The statement reflects growing recognition that future infrastructure systems will require both physical assets and sophisticated financial frameworks. Building generation capacity alone may not be sufficient. Efficient allocation of capital, risk management and market participation mechanisms are becoming equally important components of modern energy systems.

Expansion Plans Focus on North America and Europe

The company intends to use the newly secured funding to accelerate deployment of its AI forecasting and dispatch platform, expand integration of virtual power plant assets and increase its presence across North American and European markets.

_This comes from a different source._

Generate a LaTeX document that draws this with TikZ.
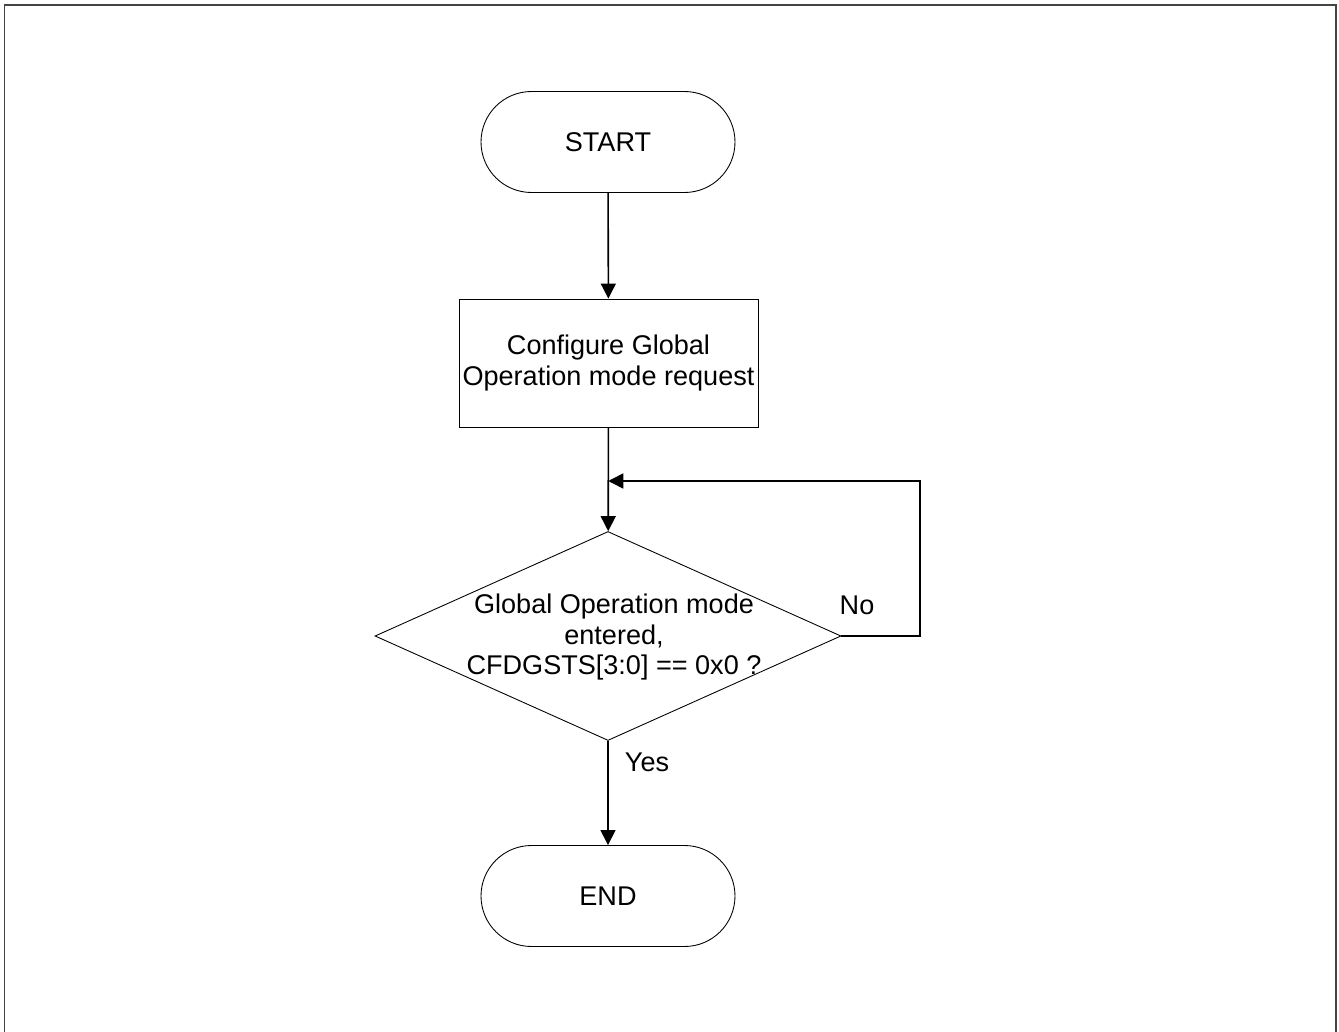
\documentclass[tikz,border=0pt]{standalone}
\usepackage{fontspec}
\setmainfont{Liberation Sans}
\usetikzlibrary{positioning,shapes.misc,shapes.geometric,arrows.meta,calc}
\definecolor{framegray}{HTML}{444444}

\tikzset{
    terminal/.style={draw, rounded rectangle, line width=0.5pt, minimum width=5.08cm, minimum height=2.02cm, inner sep=0pt},
    process/.style={draw, rectangle, line width=0.5pt, minimum width=5.98cm, minimum height=2.56cm, align=center, inner sep=0pt},
    decision/.style={draw, diamond, line width=0.5pt, minimum width=9.32cm, minimum height=4.18cm, inner sep=0pt},
    flow/.style={line width=0.9pt, -{Triangle[length=3mm,width=3mm]}},
    txt/.style={font=\fontsize{15.4}{17.4}\selectfont}
}

\begin{document}
\begin{tikzpicture}[txt]
\useasboundingbox (0,0) rectangle (26.78,-20.64);
% Frame
\draw[framegray, line width=1pt] (0.09,-20.8) -- (0.09,-0.1) -- (26.72,-0.1) -- (26.72,-20.8);

% Flow nodes
\node[terminal] (start) at (12.16,-2.84) {START};
\node[process] (cfg) at (12.17,-7.26) {Configure Global\\Operation mode request};
\node[decision] (check) at (12.16,-12.72) {};
\node[align=center] (checktxt) at (12.28,-12.74) {Global Operation mode\\entered,\\CFDGSTS[3:0] == 0x0 ?};
\node[terminal] (end) at (12.16,-17.92) {END};

% Connectors
\coordinate (merge) at ($(cfg.south)!0.5!(check.north)$);
\coordinate (loopright) at (18.4,-9.62);
\draw[flow] (start) -- (cfg);
\draw[flow] (cfg) -- (check);
\draw[flow] (check.east) -| (loopright) -- (merge |- loopright);
\draw[flow] (check) -- (end);

% Branch labels
\node (nolbl) at (17.14,-12.1) {No};
\node (yeslbl) at (12.94,-15.24) {Yes};
\end{tikzpicture}
\end{document}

These regions present favourable conditions for technology-driven energy management due to their growing renewable generation portfolios, expanding battery storage capacity and established deregulated electricity markets. Regulatory frameworks increasingly reward flexibility, creating commercial opportunities for operators capable of responding rapidly to market signals.

According to Shatterdome, the platform has already been deployed, renewable and storage assets have been integrated into its network, and early commercial partnerships have been established across energy trading and infrastructure markets. The company reports moving 200 MWh of power within its first three months while developing a pipeline representing approximately 1.5 GW of assets.

Building a More Intelligent Energy Economy

The energy transition is often discussed in terms of generation technologies, transmission corridors and storage capacity. Yet software increasingly occupies a central position within that conversation.

As renewable penetration increases and electricity demand accelerates, the value of intelligence, forecasting and autonomous optimisation grows alongside physical infrastructure investment. The future grid will require turbines, solar arrays, batteries and substations, but it will also depend on algorithms capable of coordinating those assets efficiently.

Shatterdome Energy represents one example of this broader movement toward programmable infrastructure. Whether through AI-driven trading platforms, virtual power plants or advanced risk-management systems, the industry is steadily moving toward a model where infrastructure behaves less like static hardware and more like an adaptive digital network.

The emerging opportunity lies in understanding when, where and how electricity can create the greatest value in an increasingly complex and interconnected energy ecosystem.